**WORK TO BE COMPLETED:**
Repeat exactly the lines from the start through the line with "var months = d3.timeMonth.range(new", both ends included.

**DATA PROVIDED:**
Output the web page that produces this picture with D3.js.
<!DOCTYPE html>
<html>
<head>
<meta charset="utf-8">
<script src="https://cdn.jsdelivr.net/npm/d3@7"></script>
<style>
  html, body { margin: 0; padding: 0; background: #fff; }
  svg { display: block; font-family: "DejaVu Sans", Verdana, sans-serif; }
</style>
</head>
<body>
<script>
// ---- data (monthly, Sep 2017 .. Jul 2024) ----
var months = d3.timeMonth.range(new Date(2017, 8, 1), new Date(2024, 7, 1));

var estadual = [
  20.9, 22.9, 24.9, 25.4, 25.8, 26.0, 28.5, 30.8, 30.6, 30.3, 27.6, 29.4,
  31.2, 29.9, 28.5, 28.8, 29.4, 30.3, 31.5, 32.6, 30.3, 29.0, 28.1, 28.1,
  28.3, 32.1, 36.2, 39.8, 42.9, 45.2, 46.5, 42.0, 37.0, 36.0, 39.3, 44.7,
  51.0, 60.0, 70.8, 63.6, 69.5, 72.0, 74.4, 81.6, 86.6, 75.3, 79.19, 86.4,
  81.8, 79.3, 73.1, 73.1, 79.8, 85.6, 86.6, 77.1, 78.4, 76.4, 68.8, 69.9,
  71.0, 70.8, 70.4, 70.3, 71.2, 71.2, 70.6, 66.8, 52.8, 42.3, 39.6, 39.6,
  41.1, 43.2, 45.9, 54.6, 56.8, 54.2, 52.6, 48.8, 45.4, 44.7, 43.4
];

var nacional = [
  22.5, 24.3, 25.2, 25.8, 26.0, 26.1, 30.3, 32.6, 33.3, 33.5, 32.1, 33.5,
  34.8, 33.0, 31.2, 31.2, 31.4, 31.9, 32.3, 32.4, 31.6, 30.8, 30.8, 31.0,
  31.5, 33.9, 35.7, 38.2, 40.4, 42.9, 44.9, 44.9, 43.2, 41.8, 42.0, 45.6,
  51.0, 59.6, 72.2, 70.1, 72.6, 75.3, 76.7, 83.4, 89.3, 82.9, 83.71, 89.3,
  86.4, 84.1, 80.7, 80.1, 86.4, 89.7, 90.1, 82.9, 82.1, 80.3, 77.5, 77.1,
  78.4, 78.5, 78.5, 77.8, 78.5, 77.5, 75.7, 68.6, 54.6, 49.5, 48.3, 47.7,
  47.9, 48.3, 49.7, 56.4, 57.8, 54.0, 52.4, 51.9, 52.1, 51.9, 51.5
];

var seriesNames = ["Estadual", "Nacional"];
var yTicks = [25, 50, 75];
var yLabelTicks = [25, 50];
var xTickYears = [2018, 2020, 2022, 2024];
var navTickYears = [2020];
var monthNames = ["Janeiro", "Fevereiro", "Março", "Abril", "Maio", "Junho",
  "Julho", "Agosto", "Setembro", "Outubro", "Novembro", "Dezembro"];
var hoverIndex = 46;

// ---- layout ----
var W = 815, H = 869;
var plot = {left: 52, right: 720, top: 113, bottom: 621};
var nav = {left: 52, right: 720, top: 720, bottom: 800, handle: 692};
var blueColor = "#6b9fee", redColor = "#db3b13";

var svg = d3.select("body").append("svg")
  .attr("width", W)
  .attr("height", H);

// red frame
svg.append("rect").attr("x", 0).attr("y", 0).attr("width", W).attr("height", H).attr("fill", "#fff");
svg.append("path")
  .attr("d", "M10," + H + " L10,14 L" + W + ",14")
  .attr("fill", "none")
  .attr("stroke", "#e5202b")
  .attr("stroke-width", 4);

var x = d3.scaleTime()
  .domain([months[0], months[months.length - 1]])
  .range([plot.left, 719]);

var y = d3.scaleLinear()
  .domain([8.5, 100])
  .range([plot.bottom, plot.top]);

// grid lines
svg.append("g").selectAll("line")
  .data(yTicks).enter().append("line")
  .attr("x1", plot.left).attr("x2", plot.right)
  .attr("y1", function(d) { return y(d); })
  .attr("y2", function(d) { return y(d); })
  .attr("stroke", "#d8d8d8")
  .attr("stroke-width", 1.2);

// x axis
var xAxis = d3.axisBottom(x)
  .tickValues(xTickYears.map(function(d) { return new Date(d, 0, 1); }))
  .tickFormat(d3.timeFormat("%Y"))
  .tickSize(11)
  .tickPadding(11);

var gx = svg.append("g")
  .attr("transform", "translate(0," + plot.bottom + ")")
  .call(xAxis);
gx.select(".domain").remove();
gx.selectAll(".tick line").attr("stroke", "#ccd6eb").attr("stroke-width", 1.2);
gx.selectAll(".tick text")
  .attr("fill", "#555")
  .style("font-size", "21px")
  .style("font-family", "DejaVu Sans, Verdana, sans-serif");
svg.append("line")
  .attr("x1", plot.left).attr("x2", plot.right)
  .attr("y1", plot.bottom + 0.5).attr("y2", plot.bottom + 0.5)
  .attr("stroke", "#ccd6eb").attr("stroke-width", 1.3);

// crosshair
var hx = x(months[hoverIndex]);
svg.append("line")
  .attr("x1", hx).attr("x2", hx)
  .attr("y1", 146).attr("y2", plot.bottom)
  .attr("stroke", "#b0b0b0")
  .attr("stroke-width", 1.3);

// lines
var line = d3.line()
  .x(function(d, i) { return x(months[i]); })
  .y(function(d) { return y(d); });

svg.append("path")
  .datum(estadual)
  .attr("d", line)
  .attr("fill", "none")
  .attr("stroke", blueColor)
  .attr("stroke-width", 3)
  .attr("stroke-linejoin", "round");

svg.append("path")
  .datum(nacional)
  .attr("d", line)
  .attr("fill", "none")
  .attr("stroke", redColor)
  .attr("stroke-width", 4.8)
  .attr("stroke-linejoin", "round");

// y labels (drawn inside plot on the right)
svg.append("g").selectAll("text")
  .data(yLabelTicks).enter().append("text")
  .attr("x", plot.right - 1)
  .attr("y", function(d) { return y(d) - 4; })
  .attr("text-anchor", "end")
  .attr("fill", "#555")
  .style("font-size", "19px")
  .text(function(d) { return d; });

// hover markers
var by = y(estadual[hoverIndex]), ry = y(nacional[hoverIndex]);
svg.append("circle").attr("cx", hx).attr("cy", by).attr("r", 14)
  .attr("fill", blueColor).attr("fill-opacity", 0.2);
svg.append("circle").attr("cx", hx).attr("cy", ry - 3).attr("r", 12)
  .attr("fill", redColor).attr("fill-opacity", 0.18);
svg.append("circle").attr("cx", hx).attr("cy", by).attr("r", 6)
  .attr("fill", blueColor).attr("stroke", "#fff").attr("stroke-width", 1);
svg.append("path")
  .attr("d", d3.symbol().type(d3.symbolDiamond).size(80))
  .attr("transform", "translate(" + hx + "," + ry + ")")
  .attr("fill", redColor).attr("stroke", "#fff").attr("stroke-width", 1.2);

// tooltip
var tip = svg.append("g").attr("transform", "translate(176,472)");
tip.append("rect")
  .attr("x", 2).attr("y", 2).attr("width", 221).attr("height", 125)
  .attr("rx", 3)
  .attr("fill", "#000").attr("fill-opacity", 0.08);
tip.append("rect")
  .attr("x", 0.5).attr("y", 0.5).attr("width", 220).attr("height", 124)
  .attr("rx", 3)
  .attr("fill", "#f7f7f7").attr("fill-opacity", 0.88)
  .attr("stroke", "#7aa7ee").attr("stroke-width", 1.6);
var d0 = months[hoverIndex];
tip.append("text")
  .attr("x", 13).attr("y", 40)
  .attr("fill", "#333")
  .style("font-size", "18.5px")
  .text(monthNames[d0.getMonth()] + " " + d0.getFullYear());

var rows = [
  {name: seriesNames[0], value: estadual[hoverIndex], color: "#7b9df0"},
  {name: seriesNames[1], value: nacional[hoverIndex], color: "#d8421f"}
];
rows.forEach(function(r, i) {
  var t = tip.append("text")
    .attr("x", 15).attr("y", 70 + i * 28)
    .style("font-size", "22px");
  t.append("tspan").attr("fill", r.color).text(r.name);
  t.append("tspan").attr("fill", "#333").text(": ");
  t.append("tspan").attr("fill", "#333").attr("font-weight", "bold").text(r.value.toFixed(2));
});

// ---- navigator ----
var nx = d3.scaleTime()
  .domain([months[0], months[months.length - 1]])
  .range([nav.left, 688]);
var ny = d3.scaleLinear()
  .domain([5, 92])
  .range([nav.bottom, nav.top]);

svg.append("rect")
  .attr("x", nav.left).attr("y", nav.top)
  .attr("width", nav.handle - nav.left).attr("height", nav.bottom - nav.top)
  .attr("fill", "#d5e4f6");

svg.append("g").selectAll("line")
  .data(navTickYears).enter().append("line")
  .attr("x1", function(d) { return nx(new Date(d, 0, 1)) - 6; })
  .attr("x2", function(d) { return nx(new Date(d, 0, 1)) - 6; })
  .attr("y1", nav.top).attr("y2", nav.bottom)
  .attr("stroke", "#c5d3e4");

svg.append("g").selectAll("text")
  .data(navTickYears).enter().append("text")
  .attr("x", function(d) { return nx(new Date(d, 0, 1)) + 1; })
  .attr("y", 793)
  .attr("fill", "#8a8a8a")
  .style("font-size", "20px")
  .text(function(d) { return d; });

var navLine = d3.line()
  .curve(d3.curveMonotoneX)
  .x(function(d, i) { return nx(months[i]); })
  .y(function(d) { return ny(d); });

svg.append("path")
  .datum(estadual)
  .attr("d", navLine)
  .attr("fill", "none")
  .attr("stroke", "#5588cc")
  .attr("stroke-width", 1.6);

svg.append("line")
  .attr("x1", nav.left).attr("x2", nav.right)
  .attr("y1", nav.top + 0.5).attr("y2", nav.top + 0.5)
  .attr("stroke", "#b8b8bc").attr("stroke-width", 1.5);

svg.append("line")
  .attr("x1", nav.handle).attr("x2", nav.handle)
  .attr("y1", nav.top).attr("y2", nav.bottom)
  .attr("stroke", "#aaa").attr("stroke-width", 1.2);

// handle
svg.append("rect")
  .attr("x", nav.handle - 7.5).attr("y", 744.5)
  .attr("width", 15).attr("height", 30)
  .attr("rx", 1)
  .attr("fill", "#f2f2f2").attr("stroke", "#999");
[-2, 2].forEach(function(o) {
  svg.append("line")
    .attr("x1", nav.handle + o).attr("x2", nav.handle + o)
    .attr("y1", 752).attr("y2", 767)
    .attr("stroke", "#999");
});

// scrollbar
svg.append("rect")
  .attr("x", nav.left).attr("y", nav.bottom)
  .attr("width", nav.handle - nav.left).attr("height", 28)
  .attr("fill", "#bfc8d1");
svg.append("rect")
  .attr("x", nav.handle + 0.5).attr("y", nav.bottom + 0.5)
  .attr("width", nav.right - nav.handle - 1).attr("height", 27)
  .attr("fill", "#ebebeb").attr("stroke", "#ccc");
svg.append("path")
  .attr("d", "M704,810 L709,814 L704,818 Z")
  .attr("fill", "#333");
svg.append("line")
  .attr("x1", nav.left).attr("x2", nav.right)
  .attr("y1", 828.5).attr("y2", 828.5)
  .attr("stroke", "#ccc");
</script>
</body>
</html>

**EXERCISE SOLUTION:**
Output the web page that produces this picture with D3.js.
<!DOCTYPE html>
<html>
<head>
<meta charset="utf-8">
<script src="https://cdn.jsdelivr.net/npm/d3@7"></script>
<style>
  html, body { margin: 0; padding: 0; background: #fff; }
  svg { display: block; font-family: "DejaVu Sans", Verdana, sans-serif; }
</style>
</head>
<body>
<script>
// ---- data (monthly, Sep 2017 .. Jul 2024) ----
var months = d3.timeMonth.range(new Date(2017, 8, 1), new Date(2024, 7, 1));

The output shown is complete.